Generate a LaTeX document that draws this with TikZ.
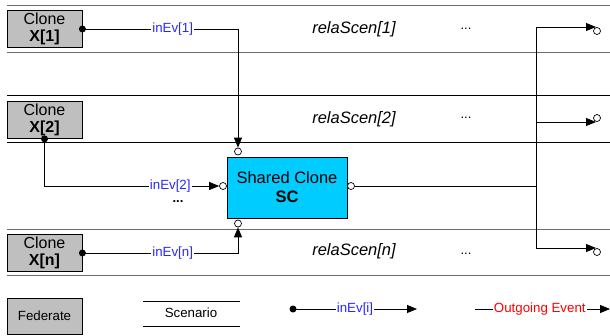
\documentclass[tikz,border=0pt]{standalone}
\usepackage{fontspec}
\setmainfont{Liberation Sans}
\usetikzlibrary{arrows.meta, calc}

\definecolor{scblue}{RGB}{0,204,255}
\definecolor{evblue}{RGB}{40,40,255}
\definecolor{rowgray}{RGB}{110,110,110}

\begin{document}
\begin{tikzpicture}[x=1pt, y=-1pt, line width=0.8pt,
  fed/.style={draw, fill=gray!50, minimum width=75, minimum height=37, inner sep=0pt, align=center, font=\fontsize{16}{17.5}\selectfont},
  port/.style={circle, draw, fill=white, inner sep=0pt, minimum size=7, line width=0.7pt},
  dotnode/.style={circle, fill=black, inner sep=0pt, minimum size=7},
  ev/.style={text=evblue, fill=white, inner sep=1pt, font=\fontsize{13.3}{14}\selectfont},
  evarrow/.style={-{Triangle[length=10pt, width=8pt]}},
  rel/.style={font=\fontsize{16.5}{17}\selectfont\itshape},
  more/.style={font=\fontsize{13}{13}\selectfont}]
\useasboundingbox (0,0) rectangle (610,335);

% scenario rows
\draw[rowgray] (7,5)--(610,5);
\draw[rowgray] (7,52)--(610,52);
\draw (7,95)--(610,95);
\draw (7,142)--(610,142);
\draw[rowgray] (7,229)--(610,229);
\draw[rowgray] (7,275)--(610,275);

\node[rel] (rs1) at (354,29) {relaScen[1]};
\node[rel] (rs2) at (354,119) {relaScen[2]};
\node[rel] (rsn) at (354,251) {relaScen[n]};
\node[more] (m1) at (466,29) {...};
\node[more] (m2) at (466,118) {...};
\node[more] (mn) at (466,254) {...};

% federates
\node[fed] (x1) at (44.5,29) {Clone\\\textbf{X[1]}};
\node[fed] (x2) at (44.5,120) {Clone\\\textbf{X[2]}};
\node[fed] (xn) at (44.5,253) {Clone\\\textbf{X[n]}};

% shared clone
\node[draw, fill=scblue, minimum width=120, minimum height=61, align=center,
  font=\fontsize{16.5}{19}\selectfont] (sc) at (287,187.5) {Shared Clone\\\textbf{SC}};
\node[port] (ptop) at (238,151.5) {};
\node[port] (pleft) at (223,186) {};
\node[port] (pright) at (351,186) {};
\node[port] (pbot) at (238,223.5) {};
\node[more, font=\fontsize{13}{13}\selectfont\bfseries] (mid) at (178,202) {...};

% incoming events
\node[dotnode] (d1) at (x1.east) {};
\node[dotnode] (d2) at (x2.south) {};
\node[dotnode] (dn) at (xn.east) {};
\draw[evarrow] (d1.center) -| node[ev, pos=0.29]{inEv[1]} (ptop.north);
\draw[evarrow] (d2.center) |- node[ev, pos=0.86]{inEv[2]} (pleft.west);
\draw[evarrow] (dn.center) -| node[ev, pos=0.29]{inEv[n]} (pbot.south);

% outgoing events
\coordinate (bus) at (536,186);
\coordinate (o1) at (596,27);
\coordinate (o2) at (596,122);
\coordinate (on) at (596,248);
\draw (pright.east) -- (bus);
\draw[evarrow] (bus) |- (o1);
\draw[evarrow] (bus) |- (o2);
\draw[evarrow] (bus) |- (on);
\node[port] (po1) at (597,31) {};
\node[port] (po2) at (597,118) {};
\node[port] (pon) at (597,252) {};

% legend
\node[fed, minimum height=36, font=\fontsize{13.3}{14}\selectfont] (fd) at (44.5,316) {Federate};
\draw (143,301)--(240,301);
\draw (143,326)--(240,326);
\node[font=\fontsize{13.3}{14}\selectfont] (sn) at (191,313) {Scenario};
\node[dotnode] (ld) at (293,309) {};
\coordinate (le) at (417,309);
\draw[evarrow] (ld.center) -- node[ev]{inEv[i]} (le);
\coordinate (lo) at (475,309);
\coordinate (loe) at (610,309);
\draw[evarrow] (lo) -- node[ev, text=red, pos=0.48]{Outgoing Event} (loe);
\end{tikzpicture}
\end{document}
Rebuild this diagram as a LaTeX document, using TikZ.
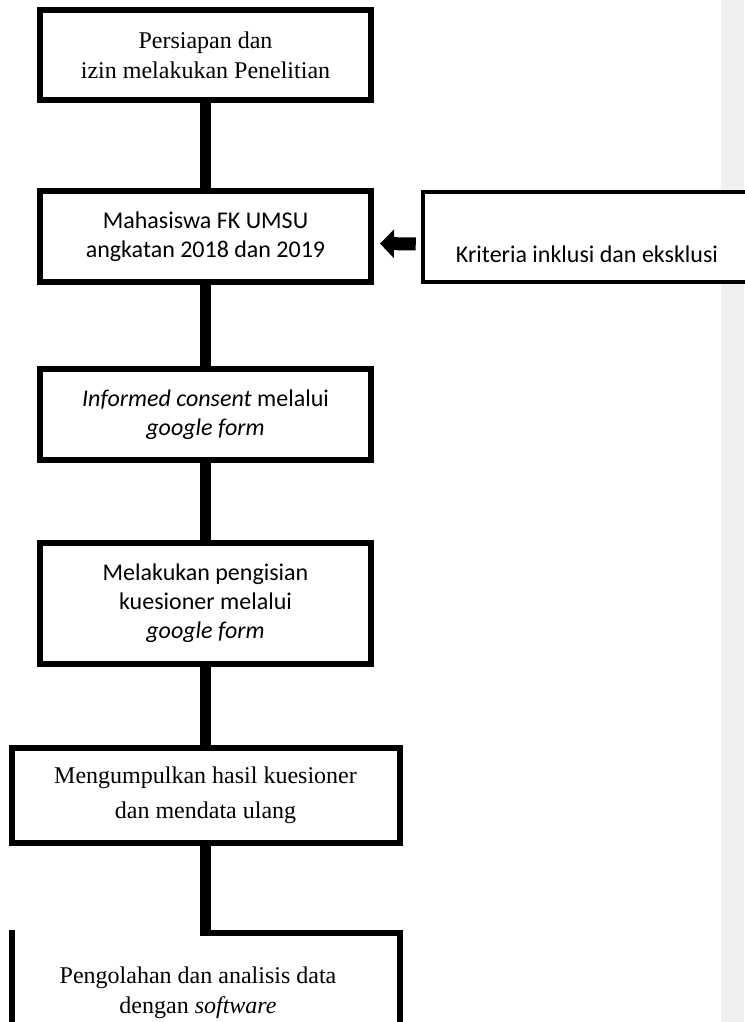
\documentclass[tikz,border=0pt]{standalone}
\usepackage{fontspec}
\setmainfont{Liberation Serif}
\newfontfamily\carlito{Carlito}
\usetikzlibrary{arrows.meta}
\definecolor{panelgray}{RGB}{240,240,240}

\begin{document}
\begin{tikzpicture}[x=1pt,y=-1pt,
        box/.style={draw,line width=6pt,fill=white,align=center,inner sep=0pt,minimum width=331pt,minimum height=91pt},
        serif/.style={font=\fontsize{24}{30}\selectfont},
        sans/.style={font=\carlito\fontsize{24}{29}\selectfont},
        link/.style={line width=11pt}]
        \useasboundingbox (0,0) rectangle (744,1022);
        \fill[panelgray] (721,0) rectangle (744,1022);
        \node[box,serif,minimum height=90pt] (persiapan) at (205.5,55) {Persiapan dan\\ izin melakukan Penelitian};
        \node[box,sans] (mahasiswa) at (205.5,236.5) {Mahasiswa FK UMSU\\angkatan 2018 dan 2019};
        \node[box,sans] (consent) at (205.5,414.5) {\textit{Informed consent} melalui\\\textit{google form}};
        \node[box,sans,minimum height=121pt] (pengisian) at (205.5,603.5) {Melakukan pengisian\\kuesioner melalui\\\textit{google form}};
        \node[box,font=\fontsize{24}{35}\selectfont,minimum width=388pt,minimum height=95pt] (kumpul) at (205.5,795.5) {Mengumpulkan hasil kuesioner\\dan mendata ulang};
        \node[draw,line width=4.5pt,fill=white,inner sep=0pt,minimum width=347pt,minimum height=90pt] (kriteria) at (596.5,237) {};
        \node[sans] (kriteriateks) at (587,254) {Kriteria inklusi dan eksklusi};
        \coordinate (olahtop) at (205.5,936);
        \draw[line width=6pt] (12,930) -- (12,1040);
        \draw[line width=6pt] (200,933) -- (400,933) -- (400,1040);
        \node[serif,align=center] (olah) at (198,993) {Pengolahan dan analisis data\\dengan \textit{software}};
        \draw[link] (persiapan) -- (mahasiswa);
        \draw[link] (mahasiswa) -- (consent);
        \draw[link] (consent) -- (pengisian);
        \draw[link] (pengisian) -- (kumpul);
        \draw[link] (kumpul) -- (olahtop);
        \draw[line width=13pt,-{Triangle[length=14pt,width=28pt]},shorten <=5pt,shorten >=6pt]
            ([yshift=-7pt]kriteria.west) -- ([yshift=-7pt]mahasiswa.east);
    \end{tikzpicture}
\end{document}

Exercise requirements:
Write out, word for word, the lines from the start of the data through the one holding "(mid) at (178,202)". Omit pictures.

Expected output:
Generate a LaTeX document that draws this with TikZ.
\documentclass[tikz,border=0pt]{standalone}
\usepackage{fontspec}
\setmainfont{Liberation Sans}
\usetikzlibrary{arrows.meta, calc}

\definecolor{scblue}{RGB}{0,204,255}
\definecolor{evblue}{RGB}{40,40,255}
\definecolor{rowgray}{RGB}{110,110,110}

\begin{document}
\begin{tikzpicture}[x=1pt, y=-1pt, line width=0.8pt,
  fed/.style={draw, fill=gray!50, minimum width=75, minimum height=37, inner sep=0pt, align=center, font=\fontsize{16}{17.5}\selectfont},
  port/.style={circle, draw, fill=white, inner sep=0pt, minimum size=7, line width=0.7pt},
  dotnode/.style={circle, fill=black, inner sep=0pt, minimum size=7},
  ev/.style={text=evblue, fill=white, inner sep=1pt, font=\fontsize{13.3}{14}\selectfont},
  evarrow/.style={-{Triangle[length=10pt, width=8pt]}},
  rel/.style={font=\fontsize{16.5}{17}\selectfont\itshape},
  more/.style={font=\fontsize{13}{13}\selectfont}]
\useasboundingbox (0,0) rectangle (610,335);

% scenario rows
\draw[rowgray] (7,5)--(610,5);
\draw[rowgray] (7,52)--(610,52);
\draw (7,95)--(610,95);
\draw (7,142)--(610,142);
\draw[rowgray] (7,229)--(610,229);
\draw[rowgray] (7,275)--(610,275);

\node[rel] (rs1) at (354,29) {relaScen[1]};
\node[rel] (rs2) at (354,119) {relaScen[2]};
\node[rel] (rsn) at (354,251) {relaScen[n]};
\node[more] (m1) at (466,29) {...};
\node[more] (m2) at (466,118) {...};
\node[more] (mn) at (466,254) {...};

% federates
\node[fed] (x1) at (44.5,29) {Clone\\\textbf{X[1]}};
\node[fed] (x2) at (44.5,120) {Clone\\\textbf{X[2]}};
\node[fed] (xn) at (44.5,253) {Clone\\\textbf{X[n]}};

% shared clone
\node[draw, fill=scblue, minimum width=120, minimum height=61, align=center,
  font=\fontsize{16.5}{19}\selectfont] (sc) at (287,187.5) {Shared Clone\\\textbf{SC}};
\node[port] (ptop) at (238,151.5) {};
\node[port] (pleft) at (223,186) {};
\node[port] (pright) at (351,186) {};
\node[port] (pbot) at (238,223.5) {};
\node[more, font=\fontsize{13}{13}\selectfont\bfseries] (mid) at (178,202) {...};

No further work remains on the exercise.